Nationalist martial rhetoric

Yet it is not just the AKP engaging in domestic policy manoeuvring with the Kurds. The right-wing nationalist opposition MHP, which is currently formulating conditions for temporary support of a minority AKP government until November or spring 2016, is doing the same.

"I find it frightening that the political climate changes as though at the touch of a button," says Cengiz Gunay, a researcher at the Austrian Institute for International Affairs (OIIP) in Vienna. "Turkish politicians are now trying to drum up votes with nationalist, martial rhetoric. These are old, well-rehearsed reflexes. I just hope the voters don't fall for it."

Opinion polls continue to show that Turkish people are not allowing their judgement to be clouded by war, raids and the fear of attacks. At the moment, these polls indicate that a snap election would yield the same results as last June: the HDP would once again clear the 10-per-cent hurdle; the AKP would once again become the strongest parliamentary bloc with just over 40 per cent of the vote, but without a governing majority.
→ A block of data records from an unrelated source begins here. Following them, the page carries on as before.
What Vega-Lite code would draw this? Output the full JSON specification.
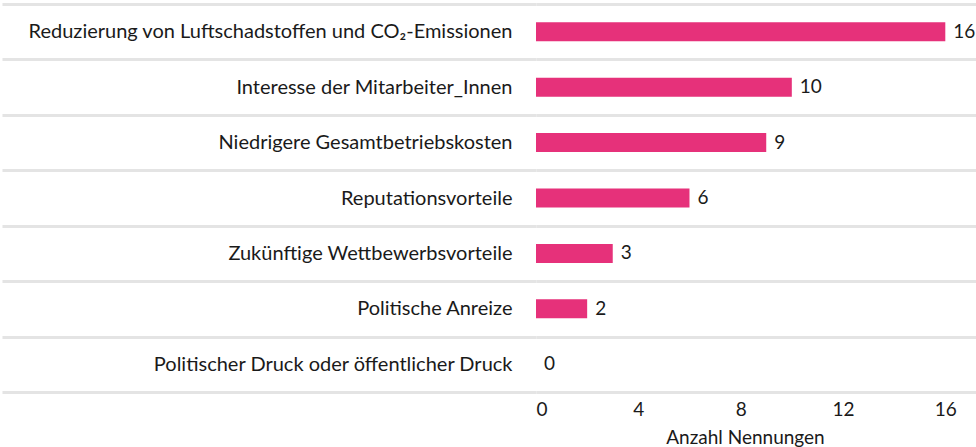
{
  "$schema": "https://vega.github.io/schema/vega-lite/v6.json",
  "width": 976,
  "height": 447,
  "autosize": {"type": "fit", "contains": "padding"},
  "padding": {"left": 0, "top": -6, "right": 0, "bottom": 0},
  "background": "white",
  "config": {
    "view": {"stroke": null},
    "font": "Lato",
    "text": {"font": "Lato"}
  },
  "data": {
    "values": [
      {"grund": "Reduzierung von Luftschadstoffen und CO₂-Emissionen", "anzahl": 16},
      {"grund": "Interesse der Mitarbeiter_Innen", "anzahl": 10},
      {"grund": "Niedrigere Gesamtbetriebskosten", "anzahl": 9},
      {"grund": "Reputationsvorteile", "anzahl": 6},
      {"grund": "Zukünftige Wettbewerbsvorteile", "anzahl": 3},
      {"grund": "Politische Anreize", "anzahl": 2},
      {"grund": "Politischer Druck oder öffentlicher Druck", "anzahl": 0}
    ]
  },
  "encoding": {
    "y": {
      "field": "grund",
      "type": "nominal",
      "sort": null,
      "scale": {"paddingInner": 0, "paddingOuter": 0},
      "axis": {
        "title": null,
        "domain": false,
        "tickBand": "extent",
        "tickSize": 534,
        "tickWidth": 3,
        "tickColor": "#e4e4e4",
        "grid": true,
        "gridColor": "#e4e4e4",
        "gridWidth": 3,
        "labelPadding": -510,
        "labelFontSize": 20,
        "labelColor": "#1a1a1a",
        "labelFont": "Lato",
        "labelLimit": 600
      }
    },
    "x": {
      "field": "anzahl",
      "type": "quantitative",
      "scale": {"domain": [0, 17.2], "nice": false},
      "axis": {
        "title": "Anzahl Nennungen",
        "values": [0, 4, 8, 12, 16],
        "grid": false,
        "domain": false,
        "ticks": false,
        "labelFontSize": 19,
        "labelColor": "#1a1a1a",
        "labelFont": "Lato",
        "labelPadding": 8,
        "titleFontSize": 19,
        "titleFontWeight": "normal",
        "titleColor": "#1a1a1a",
        "titleFont": "Lato",
        "titlePadding": 9,
        "titleX": 209
      }
    }
  },
  "layer": [
    {
      "mark": {"type": "bar", "color": "#e6317a", "height": 19}
    },
    {
      "mark": {"type": "text", "align": "left", "baseline": "middle", "dx": 8, "fontSize": 19, "color": "#1a1a1a", "font": "Lato"},
      "encoding": {"text": {"field": "anzahl", "type": "quantitative"}}
    }
  ]
}
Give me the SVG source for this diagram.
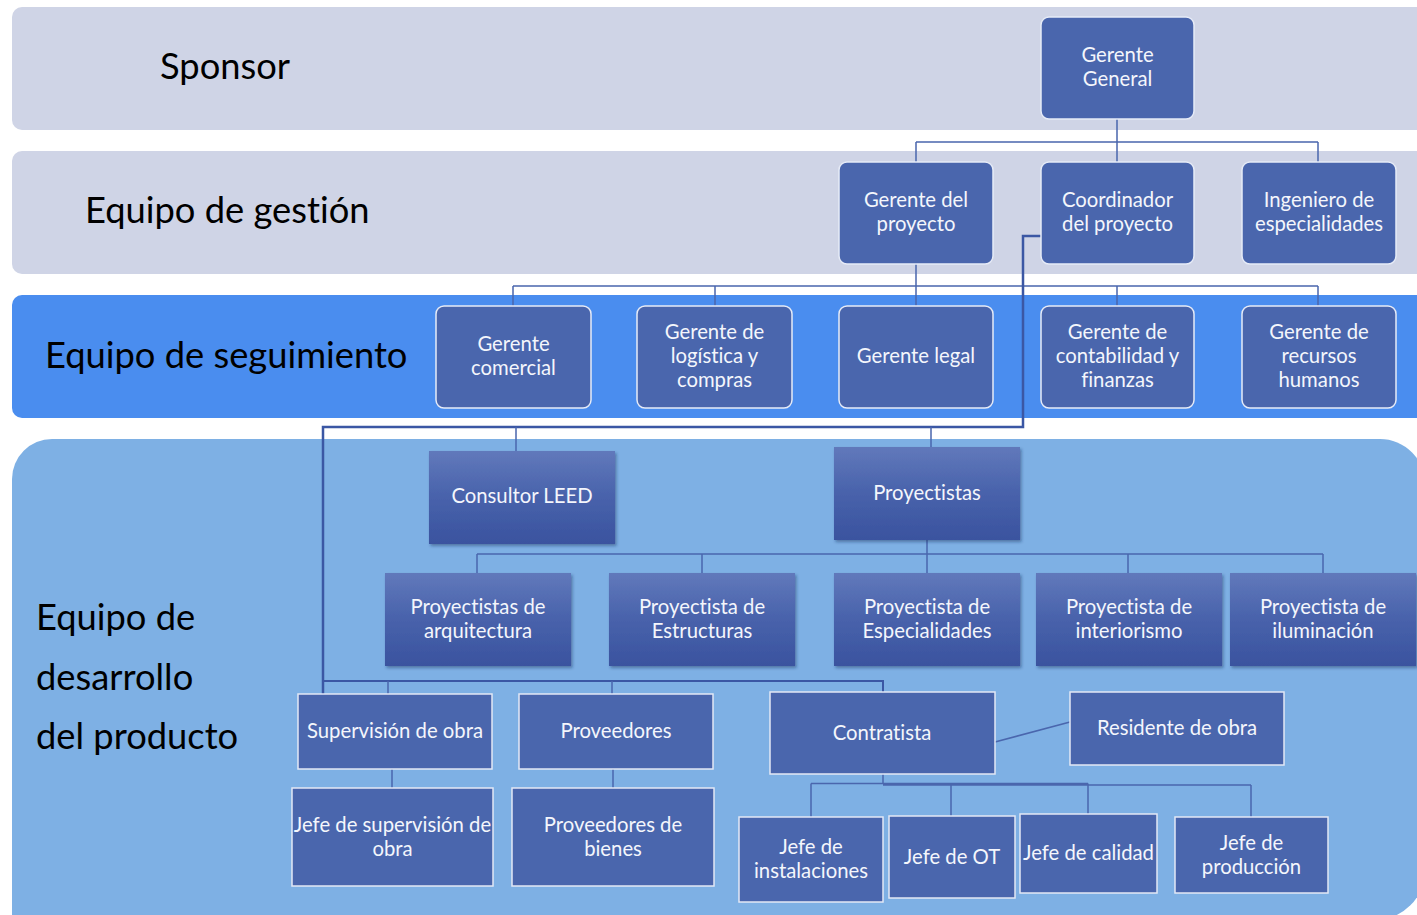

But given that things can change so quickly in politics in Turkey, anything can happen between now and a new poll that may be held in November or early 2016. Above all, the position of the HDP and its co-leader Selahattin Demirtas appears to be increasingly precarious.

Demirtas issued a personal challenge to President Erdogan in the run-up to the June poll. He declared that the HDP would prevent Erdogan from obtaining a large enough majority in parliament, thereby thwarting his plans to rewrite the constitution to expand the powers of the president.

Erdogan's close advisor Yalcin Akdogan, one of Turkey's serving deputy prime ministers, has also since confirmed that Demirtas' attack on Erdogan was a provocation that contributed to the end of the peace process with the Kurds.

"The HDP is in difficulties due to the military escalation," observes Cengiz Gunay. "It is again being pressed into the Kurdish identity mould. And who's to say that the PKK won't ditch Demirtas if he criticises them too openly?"